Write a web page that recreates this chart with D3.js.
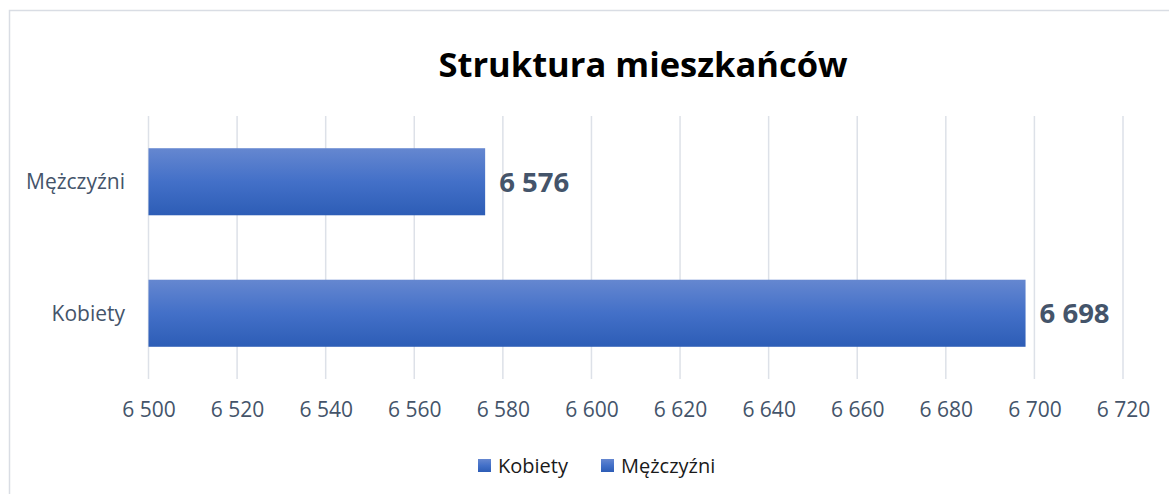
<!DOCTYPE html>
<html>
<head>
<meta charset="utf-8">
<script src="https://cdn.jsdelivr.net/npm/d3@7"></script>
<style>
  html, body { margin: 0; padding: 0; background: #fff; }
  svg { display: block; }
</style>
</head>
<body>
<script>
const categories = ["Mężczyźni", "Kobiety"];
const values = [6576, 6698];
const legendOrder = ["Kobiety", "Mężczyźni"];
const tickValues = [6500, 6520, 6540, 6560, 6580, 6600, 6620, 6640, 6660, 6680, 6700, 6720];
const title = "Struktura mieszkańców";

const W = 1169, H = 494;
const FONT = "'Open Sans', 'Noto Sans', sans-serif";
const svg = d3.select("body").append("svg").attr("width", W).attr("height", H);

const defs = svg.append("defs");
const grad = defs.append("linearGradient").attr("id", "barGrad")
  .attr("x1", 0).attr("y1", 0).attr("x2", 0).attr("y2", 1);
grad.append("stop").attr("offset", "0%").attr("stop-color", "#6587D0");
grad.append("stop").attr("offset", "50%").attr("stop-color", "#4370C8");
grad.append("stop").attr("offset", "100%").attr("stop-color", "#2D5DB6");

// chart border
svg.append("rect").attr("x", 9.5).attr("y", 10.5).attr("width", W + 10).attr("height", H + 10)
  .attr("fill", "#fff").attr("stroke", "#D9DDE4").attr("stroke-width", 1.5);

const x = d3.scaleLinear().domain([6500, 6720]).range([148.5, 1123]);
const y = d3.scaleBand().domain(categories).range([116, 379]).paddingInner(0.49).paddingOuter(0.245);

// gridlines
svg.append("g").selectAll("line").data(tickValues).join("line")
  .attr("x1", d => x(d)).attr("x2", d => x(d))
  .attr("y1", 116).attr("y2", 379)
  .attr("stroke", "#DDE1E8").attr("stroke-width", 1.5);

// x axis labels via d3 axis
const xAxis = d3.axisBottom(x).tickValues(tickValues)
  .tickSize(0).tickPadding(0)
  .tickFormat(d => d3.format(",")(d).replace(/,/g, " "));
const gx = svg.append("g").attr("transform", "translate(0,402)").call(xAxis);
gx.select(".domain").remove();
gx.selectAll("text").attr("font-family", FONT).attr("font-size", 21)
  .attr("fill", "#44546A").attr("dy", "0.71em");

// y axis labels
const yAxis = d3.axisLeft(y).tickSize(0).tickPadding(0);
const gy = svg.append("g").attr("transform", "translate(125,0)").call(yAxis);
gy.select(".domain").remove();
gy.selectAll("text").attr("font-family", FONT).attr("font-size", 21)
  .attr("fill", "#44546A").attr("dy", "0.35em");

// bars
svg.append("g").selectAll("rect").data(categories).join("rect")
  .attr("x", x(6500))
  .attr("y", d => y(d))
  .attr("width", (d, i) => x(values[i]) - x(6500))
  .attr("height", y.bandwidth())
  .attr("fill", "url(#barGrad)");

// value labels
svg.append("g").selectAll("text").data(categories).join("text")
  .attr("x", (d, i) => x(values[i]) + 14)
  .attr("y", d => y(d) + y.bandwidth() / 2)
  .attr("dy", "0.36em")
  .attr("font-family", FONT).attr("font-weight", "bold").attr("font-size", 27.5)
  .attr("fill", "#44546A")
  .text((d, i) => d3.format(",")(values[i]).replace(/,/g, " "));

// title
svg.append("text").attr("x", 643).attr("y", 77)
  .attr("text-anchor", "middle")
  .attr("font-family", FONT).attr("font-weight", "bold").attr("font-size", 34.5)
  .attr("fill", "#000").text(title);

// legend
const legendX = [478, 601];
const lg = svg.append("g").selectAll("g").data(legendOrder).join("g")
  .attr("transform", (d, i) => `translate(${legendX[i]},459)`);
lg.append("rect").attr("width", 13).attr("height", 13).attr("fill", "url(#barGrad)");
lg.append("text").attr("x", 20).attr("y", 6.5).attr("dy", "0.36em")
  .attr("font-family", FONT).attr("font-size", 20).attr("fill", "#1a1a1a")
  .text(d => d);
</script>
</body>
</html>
········
=== To be done ===
Scan the lines for the string "chart". Copy out each line that matches.

=== Solution for this problem ===
Write a web page that recreates this chart with D3.js.
// chart border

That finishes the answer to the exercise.